WHAT IS NEEDED:
Drop every picture. Then return, exactly, the lines from the beginning of the listing below through the one containing "const preHigh = [28.7, 43.6, 36.5, 28.6, 43.6, 67.3];".

AVAILABLE DATA:
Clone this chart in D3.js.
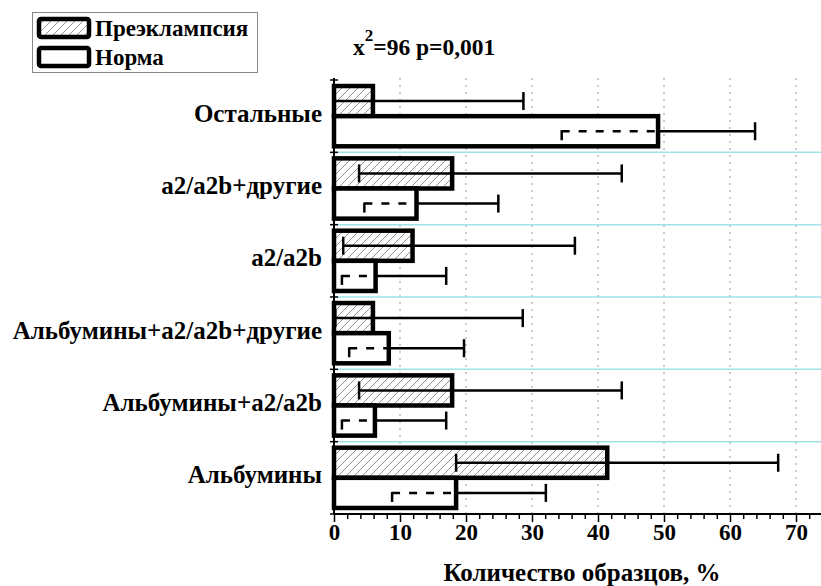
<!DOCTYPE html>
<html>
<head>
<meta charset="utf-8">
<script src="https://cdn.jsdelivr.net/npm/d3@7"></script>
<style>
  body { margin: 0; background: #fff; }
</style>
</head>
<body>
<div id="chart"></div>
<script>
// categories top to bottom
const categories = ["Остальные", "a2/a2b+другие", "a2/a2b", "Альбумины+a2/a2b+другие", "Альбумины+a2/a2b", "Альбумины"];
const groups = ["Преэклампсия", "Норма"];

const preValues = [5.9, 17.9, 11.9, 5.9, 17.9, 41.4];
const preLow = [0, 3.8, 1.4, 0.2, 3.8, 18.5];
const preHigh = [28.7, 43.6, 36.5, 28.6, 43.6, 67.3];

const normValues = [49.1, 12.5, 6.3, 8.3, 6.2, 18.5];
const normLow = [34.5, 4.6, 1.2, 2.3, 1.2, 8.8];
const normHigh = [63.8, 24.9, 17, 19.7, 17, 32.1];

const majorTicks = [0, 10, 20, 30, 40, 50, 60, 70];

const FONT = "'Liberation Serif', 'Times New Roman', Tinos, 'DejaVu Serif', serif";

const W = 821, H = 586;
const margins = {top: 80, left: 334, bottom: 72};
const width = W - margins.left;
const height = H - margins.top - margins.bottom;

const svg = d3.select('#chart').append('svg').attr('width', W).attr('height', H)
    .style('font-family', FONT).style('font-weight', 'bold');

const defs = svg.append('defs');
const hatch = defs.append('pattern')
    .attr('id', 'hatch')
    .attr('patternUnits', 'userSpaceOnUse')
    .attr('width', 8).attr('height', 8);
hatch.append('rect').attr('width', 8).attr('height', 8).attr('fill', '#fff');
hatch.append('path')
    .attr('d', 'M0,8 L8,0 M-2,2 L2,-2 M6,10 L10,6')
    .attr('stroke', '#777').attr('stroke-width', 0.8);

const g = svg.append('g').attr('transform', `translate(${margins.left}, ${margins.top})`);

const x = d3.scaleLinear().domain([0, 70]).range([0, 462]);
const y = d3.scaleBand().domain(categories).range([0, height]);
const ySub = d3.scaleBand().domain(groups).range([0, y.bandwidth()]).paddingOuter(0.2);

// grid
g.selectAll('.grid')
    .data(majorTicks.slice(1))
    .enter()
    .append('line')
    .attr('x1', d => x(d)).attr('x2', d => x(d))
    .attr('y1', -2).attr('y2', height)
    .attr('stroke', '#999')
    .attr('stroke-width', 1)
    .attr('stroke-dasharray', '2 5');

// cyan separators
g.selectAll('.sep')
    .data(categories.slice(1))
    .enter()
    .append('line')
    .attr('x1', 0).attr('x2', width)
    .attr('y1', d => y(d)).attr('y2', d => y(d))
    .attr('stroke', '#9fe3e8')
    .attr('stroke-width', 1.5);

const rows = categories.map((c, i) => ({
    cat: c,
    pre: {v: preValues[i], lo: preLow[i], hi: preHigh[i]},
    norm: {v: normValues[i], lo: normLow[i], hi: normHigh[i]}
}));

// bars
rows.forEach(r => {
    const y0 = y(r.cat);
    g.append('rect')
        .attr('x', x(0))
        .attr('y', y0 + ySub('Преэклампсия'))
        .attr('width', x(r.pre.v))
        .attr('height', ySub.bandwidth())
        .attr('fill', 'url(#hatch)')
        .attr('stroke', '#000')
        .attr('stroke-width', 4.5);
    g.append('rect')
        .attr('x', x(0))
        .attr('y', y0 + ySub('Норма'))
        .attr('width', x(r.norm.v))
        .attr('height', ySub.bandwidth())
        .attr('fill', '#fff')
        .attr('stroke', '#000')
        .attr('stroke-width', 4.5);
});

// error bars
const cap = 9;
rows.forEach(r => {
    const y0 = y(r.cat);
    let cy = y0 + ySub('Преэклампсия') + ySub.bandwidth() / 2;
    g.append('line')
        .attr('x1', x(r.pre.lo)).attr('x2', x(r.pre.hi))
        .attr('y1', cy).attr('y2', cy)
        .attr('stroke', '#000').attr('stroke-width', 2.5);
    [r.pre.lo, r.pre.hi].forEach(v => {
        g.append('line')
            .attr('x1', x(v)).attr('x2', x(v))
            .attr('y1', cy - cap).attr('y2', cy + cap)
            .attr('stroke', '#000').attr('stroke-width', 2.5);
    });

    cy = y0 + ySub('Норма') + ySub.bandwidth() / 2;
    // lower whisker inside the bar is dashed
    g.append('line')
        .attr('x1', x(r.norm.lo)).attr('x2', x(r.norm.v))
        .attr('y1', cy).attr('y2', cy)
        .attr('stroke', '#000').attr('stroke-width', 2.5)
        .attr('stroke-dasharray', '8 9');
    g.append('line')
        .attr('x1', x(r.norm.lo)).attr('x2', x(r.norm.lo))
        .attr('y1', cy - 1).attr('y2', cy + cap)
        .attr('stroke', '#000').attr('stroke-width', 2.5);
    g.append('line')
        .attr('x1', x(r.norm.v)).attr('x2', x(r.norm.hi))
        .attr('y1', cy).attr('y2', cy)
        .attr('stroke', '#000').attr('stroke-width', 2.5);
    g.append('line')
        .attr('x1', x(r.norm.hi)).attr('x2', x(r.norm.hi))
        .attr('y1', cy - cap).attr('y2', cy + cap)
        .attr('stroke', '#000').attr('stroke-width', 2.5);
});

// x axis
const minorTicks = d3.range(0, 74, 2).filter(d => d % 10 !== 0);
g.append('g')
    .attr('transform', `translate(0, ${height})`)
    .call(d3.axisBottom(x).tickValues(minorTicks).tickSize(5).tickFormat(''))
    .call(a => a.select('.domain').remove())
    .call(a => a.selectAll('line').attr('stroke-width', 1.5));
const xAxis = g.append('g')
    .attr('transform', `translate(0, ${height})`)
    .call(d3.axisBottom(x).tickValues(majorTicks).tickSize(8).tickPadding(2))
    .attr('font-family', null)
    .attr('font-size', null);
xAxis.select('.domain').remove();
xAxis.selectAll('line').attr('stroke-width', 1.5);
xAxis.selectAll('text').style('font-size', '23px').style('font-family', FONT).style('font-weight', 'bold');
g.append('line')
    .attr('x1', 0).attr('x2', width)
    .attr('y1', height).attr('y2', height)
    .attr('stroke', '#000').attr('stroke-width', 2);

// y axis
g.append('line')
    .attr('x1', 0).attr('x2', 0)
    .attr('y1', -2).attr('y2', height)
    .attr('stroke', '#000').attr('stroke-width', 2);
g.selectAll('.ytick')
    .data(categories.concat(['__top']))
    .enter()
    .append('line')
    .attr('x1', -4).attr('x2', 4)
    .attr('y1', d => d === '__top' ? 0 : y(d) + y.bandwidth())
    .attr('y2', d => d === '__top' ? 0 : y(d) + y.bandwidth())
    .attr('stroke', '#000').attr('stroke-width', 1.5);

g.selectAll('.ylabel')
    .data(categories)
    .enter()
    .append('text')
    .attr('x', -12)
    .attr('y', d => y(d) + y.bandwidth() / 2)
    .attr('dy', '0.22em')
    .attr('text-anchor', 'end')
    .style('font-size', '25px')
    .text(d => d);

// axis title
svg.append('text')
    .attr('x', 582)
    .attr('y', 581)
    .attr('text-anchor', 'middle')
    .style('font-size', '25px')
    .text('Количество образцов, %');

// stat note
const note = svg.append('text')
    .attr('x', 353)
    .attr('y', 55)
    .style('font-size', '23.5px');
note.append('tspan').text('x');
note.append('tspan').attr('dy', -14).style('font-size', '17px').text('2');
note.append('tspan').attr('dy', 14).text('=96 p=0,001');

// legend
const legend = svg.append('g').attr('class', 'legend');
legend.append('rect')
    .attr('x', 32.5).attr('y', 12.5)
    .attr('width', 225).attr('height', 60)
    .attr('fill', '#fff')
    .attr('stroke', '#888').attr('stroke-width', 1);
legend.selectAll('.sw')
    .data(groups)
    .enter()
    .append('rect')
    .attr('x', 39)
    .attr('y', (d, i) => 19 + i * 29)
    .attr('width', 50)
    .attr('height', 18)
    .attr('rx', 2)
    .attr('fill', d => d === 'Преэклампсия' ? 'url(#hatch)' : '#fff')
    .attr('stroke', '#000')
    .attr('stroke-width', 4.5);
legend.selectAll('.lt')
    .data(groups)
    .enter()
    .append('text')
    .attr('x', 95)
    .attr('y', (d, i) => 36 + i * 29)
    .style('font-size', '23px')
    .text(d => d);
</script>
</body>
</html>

SOLUTION:
Clone this chart in D3.js.
<!DOCTYPE html>
<html>
<head>
<meta charset="utf-8">
<script src="https://cdn.jsdelivr.net/npm/d3@7"></script>
<style>
  body { margin: 0; background: #fff; }
</style>
</head>
<body>
<div id="chart"></div>
<script>
// categories top to bottom
const categories = ["Остальные", "a2/a2b+другие", "a2/a2b", "Альбумины+a2/a2b+другие", "Альбумины+a2/a2b", "Альбумины"];
const groups = ["Преэклампсия", "Норма"];

const preValues = [5.9, 17.9, 11.9, 5.9, 17.9, 41.4];
const preLow = [0, 3.8, 1.4, 0.2, 3.8, 18.5];
const preHigh = [28.7, 43.6, 36.5, 28.6, 43.6, 67.3];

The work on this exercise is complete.